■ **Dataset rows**
___
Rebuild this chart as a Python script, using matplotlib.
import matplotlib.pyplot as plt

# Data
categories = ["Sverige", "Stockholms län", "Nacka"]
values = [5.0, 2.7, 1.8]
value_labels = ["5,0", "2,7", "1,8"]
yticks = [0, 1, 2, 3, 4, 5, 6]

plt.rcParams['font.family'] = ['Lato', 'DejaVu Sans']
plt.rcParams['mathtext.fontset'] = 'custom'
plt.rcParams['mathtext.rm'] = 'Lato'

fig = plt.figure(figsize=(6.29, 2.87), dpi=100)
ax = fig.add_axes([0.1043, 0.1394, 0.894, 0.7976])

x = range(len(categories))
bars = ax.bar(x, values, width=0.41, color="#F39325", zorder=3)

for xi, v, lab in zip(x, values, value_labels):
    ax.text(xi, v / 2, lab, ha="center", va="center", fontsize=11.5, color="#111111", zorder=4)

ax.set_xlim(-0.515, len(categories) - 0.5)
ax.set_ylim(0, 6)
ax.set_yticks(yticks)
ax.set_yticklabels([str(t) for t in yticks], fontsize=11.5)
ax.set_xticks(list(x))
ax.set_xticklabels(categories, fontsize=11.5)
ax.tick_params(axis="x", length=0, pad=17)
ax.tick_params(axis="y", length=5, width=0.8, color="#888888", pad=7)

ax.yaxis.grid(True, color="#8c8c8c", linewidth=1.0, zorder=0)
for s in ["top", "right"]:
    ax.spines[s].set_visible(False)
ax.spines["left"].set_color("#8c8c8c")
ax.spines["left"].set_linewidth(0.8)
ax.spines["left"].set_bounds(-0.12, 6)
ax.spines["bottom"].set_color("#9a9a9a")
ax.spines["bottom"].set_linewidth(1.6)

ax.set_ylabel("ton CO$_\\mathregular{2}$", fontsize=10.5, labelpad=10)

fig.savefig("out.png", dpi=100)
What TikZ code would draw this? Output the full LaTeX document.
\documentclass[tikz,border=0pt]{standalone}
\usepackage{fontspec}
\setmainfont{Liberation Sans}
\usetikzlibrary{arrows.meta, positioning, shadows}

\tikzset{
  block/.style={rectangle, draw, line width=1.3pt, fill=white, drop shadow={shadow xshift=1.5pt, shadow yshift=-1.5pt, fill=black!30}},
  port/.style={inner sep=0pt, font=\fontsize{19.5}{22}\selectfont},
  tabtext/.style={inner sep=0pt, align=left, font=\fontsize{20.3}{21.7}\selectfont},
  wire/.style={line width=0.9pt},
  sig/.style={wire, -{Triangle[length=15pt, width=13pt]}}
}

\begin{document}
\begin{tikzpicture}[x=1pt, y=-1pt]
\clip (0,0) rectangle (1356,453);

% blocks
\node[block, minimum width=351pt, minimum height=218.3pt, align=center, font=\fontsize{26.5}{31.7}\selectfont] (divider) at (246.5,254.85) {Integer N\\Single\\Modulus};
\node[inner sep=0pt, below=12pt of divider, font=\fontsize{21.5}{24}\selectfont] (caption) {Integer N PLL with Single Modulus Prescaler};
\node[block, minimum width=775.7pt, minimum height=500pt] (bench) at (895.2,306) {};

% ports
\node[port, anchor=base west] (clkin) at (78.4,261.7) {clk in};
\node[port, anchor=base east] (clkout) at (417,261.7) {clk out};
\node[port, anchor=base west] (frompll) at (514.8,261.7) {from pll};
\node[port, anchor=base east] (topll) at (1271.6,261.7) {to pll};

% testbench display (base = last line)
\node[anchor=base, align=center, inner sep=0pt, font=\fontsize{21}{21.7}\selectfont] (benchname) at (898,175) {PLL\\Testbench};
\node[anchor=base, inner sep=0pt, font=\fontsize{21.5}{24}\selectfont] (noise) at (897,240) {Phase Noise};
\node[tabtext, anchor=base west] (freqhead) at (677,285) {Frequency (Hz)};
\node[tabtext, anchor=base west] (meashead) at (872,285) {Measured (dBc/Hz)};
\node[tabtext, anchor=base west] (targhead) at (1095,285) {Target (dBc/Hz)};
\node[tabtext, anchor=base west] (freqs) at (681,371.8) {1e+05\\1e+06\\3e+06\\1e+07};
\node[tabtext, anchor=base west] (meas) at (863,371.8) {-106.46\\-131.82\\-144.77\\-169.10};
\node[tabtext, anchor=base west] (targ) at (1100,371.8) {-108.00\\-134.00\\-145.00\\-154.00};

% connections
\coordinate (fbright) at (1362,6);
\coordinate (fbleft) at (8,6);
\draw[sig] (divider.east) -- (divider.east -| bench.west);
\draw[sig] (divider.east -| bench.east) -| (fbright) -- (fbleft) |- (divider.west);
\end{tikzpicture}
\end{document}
___
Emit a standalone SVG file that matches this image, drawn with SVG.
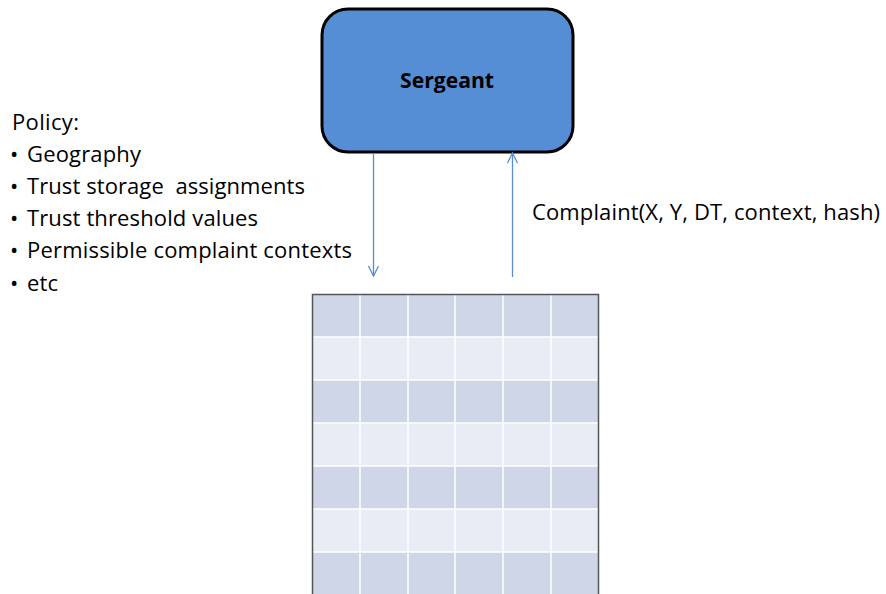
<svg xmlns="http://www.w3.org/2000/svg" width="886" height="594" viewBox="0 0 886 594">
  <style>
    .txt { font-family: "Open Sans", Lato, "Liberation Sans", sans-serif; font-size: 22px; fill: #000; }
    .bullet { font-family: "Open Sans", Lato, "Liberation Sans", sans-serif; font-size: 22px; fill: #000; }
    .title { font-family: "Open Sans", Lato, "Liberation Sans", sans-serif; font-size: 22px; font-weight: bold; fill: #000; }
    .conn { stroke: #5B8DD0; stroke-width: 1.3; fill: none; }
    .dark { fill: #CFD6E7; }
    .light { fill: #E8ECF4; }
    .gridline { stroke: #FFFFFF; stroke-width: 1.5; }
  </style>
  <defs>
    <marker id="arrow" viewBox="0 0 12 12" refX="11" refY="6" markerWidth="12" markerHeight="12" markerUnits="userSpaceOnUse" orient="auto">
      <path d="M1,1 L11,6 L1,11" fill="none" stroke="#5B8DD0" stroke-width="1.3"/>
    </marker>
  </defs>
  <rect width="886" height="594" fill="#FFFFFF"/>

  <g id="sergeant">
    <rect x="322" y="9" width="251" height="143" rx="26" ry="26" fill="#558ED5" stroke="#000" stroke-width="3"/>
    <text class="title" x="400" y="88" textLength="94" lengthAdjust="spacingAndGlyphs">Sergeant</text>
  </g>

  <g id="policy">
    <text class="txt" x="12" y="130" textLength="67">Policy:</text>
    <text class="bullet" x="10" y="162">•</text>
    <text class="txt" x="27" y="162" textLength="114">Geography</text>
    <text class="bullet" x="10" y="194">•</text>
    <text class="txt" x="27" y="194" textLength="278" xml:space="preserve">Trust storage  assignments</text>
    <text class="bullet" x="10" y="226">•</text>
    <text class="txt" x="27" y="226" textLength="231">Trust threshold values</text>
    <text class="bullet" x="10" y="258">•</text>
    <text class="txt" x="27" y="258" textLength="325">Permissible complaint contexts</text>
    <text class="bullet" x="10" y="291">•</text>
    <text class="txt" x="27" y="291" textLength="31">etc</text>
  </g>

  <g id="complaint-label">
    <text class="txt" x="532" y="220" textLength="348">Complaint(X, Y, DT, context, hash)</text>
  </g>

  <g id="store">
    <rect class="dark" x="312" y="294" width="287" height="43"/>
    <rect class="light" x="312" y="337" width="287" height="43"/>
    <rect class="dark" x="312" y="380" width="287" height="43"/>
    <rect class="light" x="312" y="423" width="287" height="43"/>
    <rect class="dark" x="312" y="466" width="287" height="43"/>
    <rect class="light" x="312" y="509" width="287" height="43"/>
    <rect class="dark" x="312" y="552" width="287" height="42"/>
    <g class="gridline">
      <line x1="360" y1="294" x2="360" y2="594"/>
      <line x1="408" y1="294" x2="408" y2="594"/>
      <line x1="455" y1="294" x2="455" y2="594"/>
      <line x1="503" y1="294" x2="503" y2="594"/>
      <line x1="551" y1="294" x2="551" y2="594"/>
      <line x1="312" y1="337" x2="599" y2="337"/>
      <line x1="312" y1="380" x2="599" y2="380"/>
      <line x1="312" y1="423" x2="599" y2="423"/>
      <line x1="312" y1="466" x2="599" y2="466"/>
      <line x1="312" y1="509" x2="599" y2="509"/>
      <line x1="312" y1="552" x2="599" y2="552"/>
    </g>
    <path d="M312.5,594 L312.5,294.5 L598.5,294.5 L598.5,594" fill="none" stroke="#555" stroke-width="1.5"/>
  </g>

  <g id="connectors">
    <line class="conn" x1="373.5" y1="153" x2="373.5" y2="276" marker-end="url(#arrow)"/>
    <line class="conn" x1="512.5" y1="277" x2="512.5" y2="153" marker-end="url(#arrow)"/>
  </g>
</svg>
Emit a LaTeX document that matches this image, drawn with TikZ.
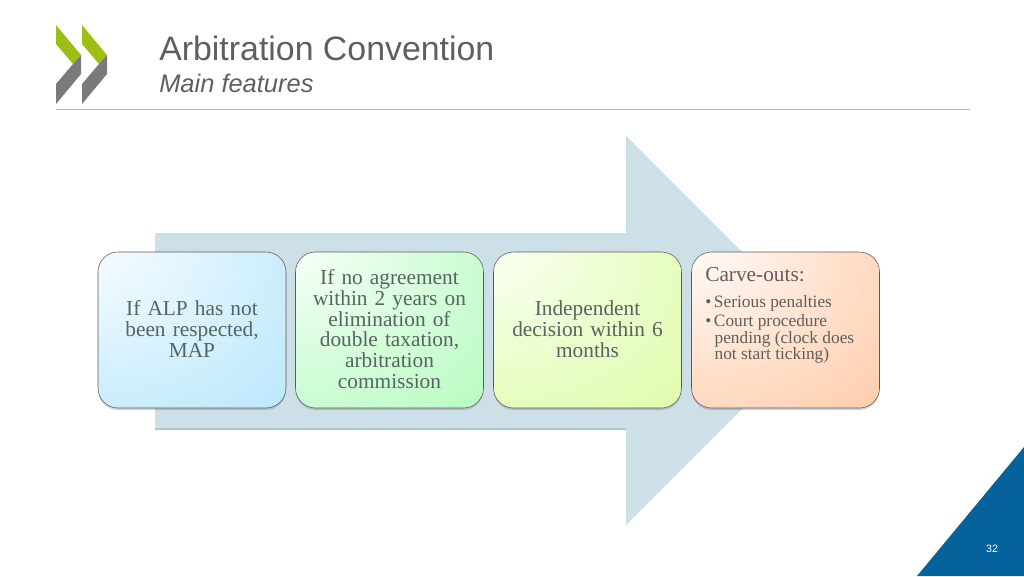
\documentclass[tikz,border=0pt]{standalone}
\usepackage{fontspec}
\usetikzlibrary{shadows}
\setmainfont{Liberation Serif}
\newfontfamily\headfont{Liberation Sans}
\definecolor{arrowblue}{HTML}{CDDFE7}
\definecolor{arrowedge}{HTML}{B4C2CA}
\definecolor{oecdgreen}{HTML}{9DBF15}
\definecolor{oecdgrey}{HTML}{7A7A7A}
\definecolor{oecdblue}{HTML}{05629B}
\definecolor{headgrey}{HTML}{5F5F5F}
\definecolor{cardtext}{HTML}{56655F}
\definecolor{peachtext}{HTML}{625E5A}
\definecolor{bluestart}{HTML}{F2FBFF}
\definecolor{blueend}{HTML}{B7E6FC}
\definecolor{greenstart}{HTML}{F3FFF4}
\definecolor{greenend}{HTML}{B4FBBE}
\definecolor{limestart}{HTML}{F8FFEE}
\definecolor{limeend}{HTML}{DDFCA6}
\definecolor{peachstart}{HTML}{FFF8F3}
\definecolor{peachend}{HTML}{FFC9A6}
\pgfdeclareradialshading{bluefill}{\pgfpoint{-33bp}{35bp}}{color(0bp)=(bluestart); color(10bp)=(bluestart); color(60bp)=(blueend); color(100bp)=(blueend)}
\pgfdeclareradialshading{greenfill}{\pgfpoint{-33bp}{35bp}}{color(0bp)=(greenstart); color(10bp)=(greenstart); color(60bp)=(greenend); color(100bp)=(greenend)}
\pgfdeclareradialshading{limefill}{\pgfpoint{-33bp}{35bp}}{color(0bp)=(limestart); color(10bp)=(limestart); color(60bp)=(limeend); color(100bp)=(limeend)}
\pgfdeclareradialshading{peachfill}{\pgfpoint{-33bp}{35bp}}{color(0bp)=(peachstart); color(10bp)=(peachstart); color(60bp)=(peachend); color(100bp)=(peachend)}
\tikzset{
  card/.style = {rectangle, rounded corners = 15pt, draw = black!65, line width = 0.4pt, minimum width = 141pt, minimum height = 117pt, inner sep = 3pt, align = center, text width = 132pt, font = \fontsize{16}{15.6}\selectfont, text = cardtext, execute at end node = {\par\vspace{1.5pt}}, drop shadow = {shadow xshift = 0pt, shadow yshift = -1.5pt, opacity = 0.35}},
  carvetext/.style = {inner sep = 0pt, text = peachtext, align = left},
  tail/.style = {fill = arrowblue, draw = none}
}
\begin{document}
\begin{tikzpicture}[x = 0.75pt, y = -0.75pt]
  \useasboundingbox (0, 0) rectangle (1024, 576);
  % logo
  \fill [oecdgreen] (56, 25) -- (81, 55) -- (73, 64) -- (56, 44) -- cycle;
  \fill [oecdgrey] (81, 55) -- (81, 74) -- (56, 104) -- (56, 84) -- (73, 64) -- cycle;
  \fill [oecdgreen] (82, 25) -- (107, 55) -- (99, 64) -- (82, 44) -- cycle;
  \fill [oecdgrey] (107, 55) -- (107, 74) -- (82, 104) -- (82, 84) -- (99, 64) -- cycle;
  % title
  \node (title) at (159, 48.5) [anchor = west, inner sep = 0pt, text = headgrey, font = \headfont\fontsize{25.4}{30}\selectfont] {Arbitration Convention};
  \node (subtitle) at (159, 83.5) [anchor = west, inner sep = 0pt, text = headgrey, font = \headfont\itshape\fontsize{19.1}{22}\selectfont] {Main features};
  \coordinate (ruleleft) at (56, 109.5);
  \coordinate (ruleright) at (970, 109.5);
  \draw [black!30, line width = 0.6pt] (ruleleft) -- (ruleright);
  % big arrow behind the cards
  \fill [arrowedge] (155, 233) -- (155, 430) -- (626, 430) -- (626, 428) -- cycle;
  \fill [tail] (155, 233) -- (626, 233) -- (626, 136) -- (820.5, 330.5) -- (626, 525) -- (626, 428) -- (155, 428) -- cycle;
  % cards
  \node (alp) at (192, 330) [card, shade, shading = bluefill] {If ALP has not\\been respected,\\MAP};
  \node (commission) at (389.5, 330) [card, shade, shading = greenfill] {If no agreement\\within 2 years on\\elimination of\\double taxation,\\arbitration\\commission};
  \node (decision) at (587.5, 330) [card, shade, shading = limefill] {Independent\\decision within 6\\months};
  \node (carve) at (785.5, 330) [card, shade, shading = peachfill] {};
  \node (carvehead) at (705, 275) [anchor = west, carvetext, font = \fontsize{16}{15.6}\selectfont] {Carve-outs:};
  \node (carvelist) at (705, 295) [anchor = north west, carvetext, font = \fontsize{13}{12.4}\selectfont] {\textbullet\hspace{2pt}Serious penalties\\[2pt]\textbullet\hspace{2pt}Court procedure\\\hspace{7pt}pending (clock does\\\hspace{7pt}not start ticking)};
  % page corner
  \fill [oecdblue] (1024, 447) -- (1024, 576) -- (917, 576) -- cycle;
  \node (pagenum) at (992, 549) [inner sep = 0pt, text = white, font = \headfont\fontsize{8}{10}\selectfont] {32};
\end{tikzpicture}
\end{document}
___
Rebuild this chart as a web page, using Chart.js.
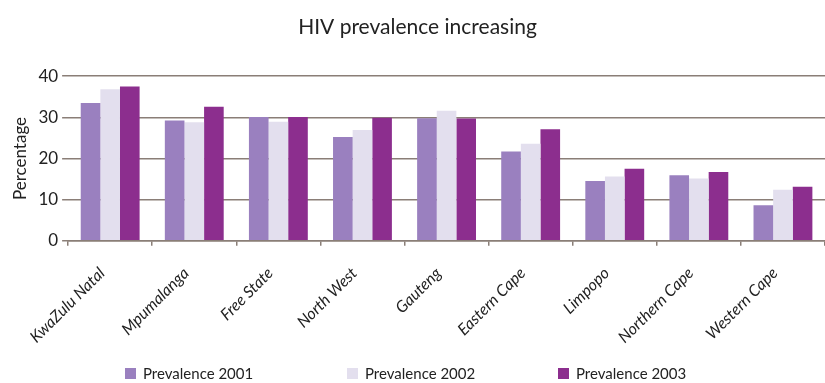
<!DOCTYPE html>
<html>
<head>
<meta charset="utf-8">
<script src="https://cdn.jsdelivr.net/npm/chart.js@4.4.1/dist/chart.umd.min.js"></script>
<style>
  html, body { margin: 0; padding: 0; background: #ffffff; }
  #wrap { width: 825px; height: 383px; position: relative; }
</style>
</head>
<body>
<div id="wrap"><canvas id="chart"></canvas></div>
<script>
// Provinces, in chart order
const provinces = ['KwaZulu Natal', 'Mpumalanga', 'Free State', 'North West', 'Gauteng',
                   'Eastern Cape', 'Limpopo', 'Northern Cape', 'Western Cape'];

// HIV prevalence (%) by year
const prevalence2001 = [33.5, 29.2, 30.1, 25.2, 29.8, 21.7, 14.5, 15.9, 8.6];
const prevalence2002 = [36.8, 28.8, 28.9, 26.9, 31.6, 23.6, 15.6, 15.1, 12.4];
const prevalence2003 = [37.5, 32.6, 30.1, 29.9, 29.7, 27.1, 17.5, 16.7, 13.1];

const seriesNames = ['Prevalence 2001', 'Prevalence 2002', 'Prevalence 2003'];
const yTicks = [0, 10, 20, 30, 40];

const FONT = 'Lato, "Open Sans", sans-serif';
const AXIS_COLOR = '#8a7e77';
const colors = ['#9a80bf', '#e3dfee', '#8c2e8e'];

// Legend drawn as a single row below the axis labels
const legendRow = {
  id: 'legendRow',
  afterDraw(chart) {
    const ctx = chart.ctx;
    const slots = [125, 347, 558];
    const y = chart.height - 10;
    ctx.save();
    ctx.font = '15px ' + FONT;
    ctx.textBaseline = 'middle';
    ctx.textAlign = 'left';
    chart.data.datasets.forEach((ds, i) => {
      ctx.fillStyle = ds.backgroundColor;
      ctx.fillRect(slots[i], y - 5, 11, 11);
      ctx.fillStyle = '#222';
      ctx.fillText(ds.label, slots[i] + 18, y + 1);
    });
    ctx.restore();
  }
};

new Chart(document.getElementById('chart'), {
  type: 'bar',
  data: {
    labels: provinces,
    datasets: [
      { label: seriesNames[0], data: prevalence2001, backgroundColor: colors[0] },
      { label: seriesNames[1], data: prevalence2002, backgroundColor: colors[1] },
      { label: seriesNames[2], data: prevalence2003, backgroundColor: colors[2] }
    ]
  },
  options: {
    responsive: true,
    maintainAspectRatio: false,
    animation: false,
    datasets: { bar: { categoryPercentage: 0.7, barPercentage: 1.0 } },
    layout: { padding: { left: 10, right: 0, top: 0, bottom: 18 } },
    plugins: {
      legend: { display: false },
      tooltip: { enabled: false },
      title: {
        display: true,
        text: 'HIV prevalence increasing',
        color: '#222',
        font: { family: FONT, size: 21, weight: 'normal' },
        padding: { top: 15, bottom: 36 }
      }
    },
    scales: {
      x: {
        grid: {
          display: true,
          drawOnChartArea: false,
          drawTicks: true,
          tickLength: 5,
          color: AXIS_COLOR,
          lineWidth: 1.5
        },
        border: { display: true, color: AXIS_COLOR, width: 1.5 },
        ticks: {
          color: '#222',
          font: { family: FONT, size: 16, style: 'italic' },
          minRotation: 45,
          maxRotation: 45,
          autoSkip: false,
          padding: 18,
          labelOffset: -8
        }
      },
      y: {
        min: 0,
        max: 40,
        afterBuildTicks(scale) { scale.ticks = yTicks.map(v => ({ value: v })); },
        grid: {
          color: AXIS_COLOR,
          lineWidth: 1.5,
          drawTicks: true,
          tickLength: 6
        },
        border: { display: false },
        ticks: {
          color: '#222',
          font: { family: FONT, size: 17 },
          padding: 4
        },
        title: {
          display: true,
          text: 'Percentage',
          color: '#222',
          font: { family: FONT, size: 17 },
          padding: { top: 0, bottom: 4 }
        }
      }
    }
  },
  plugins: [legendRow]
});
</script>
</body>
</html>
___
■ **Short exercise**
Give back, unchanged, each line from the one containing "Rebuild this chart as a web" through the one containing "17.5, 16.7, 13.1];". Pictures are to be left out.

■ **Solution to this problem**
Rebuild this chart as a web page, using Chart.js.
<!DOCTYPE html>
<html>
<head>
<meta charset="utf-8">
<script src="https://cdn.jsdelivr.net/npm/chart.js@4.4.1/dist/chart.umd.min.js"></script>
<style>
  html, body { margin: 0; padding: 0; background: #ffffff; }
  #wrap { width: 825px; height: 383px; position: relative; }
</style>
</head>
<body>
<div id="wrap"><canvas id="chart"></canvas></div>
<script>
// Provinces, in chart order
const provinces = ['KwaZulu Natal', 'Mpumalanga', 'Free State', 'North West', 'Gauteng',
                   'Eastern Cape', 'Limpopo', 'Northern Cape', 'Western Cape'];

// HIV prevalence (%) by year
const prevalence2001 = [33.5, 29.2, 30.1, 25.2, 29.8, 21.7, 14.5, 15.9, 8.6];
const prevalence2002 = [36.8, 28.8, 28.9, 26.9, 31.6, 23.6, 15.6, 15.1, 12.4];
const prevalence2003 = [37.5, 32.6, 30.1, 29.9, 29.7, 27.1, 17.5, 16.7, 13.1];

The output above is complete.